Untuk kebudayaan masyarakat Madura sendir berbeda dengan kebudayaan masyarakat lainnya, termasuk dengan kebudayaan Jawa Timur (Surabaya, Malang dll) meskipun Madura masih satu provinsi dengan mereka. Masyarakat Madura memiliki corak, karakter dan sifat yang berbeda dengan masyarakat Jawa. Masyarakatnya yang santun, membuat masyarakat Madura disegani, dihormati bahkan “ditakuti” oleh masyarakat yang lain.
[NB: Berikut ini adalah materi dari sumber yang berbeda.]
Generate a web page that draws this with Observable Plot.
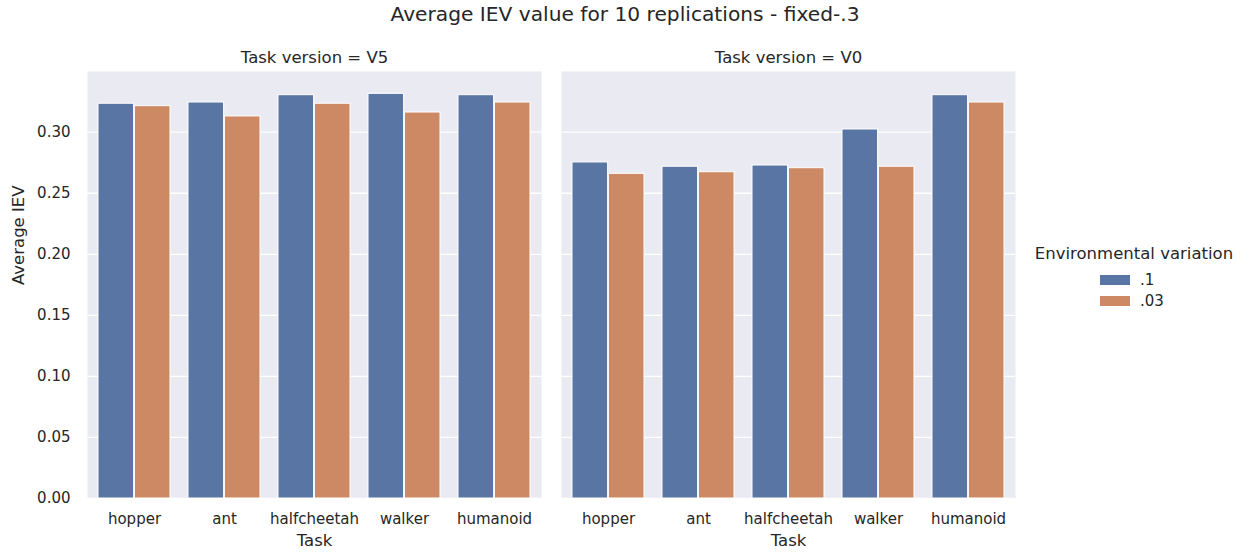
<!DOCTYPE html>
<html>
<head>
<meta charset="utf-8">
<script src="https://cdn.jsdelivr.net/npm/d3@7"></script>
<script src="https://cdn.jsdelivr.net/npm/@observablehq/plot@0.6"></script>
<style>
  body { margin: 0; background: #ffffff; font-family: "DejaVu Sans", sans-serif; color: #262626; }
  #wrap { position: relative; width: 1247px; height: 552px; overflow: hidden; }
  #chart { position: absolute; left: 0; top: 0; }
  #title { position: absolute; left: 0; top: 0; width: 1250px; text-align: center; font-size: 20.2px; line-height: 28px; }
  #legend { position: absolute; left: 0; top: 0; }
  .lg-title { position: absolute; left: 1024px; top: 244px; width: 220px; text-align: center; font-size: 16.5px; line-height: 20px; }
  .lg-sw { position: absolute; left: 1100px; width: 30px; height: 10px; }
  .lg-lab { position: absolute; left: 1140px; font-size: 15px; line-height: 18px; }
</style>
</head>
<body>
<div id="wrap">
  <div id="chart"></div>
  <div id="title">Average IEV value for 10 replications - fixed-.3</div>
  <div id="legend"></div>
</div>
<script>
// ---- data ----
const tasks = ["hopper", "ant", "halfcheetah", "walker", "humanoid"];
const versions = ["V5", "V0"];
const variations = [".1", ".03"];
const variationColors = ["#5975a4", "#cc8963"];
const iev_V5_01  = [0.3233, 0.3243, 0.3303, 0.3314, 0.3303];
const iev_V5_003 = [0.3213, 0.3129, 0.3233, 0.3161, 0.3243];
const iev_V0_01  = [0.2752, 0.2717, 0.2727, 0.3022, 0.3303];
const iev_V0_003 = [0.2659, 0.2672, 0.2705, 0.2717, 0.3243];
const yTicks = [0, 0.05, 0.10, 0.15, 0.20, 0.25, 0.30];
const legendTitle = "Environmental variation";
const versionLabel = "Task version = ";
const xLabel = "Task";
const yLabel = "Average IEV";

const series = {
  "V5": { ".1": iev_V5_01, ".03": iev_V5_003 },
  "V0": { ".1": iev_V0_01, ".03": iev_V0_003 }
};
const rows = [];
for (const version of versions)
  for (const variation of variations)
    tasks.forEach((task, i) => rows.push({ version, variation, task, value: series[version][variation][i] }));

const halfBar = 36.4;
const textColor = "#262626";

const chart = Plot.plot({
  width: 1247,
  height: 552,
  marginLeft: 86,
  marginRight: 231,
  marginTop: 71,
  marginBottom: 54,
  style: { fontFamily: "DejaVu Sans, sans-serif", color: textColor, background: "white", overflow: "visible" },
  fx: { domain: versions, paddingInner: 0.0421, paddingOuter: 0, axis: null, label: null },
  x: { domain: tasks, paddingInner: 0.2, paddingOuter: 0.1, label: null },
  y: { domain: [0, 0.3497], label: null },
  color: { domain: variations, range: variationColors },
  marks: [
    Plot.frame({ fill: "#eaeaf2", stroke: null }),
    Plot.gridY({ ticks: yTicks, stroke: "white", strokeOpacity: 1, strokeWidth: 1.3 }),
    Plot.barY(rows.filter(d => d.variation === variations[0]), {
      fx: "version", x: "task", y: "value", fill: "variation",
      insetLeft: 0, insetRight: halfBar, stroke: "white", strokeWidth: 1
    }),
    Plot.barY(rows.filter(d => d.variation === variations[1]), {
      fx: "version", x: "task", y: "value", fill: "variation",
      insetLeft: halfBar, insetRight: 0, stroke: "white", strokeWidth: 1
    }),
    Plot.axisY({ ticks: yTicks, tickSize: 0, tickPadding: 17, tickFormat: d3.format(".2f"), fontSize: 15, label: null }),
    Plot.axisX({ tickSize: 0, tickPadding: 15, fontSize: 15, label: null }),
    Plot.text(versions, { fx: d => d, text: d => versionLabel + d, frameAnchor: "top", dy: -20, fontSize: 16.5, fill: textColor }),
    Plot.text(versions, { fx: d => d, text: () => xLabel, frameAnchor: "bottom", dy: 47, fontSize: 16.5, fill: textColor }),
    Plot.text([versions[0]], { fx: d => d, text: () => yLabel, frameAnchor: "left", dx: -69, rotate: -90, fontSize: 16.5, fill: textColor })
  ]
});
document.getElementById("chart").appendChild(chart);

// ---- legend ----
const lg = document.getElementById("legend");
const t = document.createElement("div");
t.className = "lg-title";
t.textContent = legendTitle;
lg.appendChild(t);
const rowCenters = [279.5, 301];
variations.forEach((v, i) => {
  const sw = document.createElement("div");
  sw.className = "lg-sw";
  sw.style.top = (rowCenters[i] - 5) + "px";
  sw.style.background = variationColors[i];
  lg.appendChild(sw);
  const lab = document.createElement("div");
  lab.className = "lg-lab";
  lab.style.top = (rowCenters[i] - 9) + "px";
  lab.textContent = v;
  lg.appendChild(lab);
});
</script>
</body>
</html>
Kebaikan yang diperoleh oleh masyarakat atau orang Madura akan dibalas dengan serupa atau lebih baik. Namun, jika dia disakiti atau diinjak harga dirinya, tidak menutp kemungkinan mereka akan membalas dengan yang lebih kejam. Banyak orang yang berpendapat bahwa masyarakat Madura itu unik, estetis dan agamis. Dapat dibuktikan dengan banyaknya masjid-masjid megah berdiri di Madura dan tidak hanya itu saja, kebanyakan masyarakat Madura termasuk penganut agama Islam yang tekun, ditambah lagi mereka juga berusaha menyisihkan uangnya untuk naik haji. Dari hal tersebut tidak salah kalau masyarakat Madura juda dikenal sebagai masyarakat santri yang sopan tutur katanya dan kepribadiannya.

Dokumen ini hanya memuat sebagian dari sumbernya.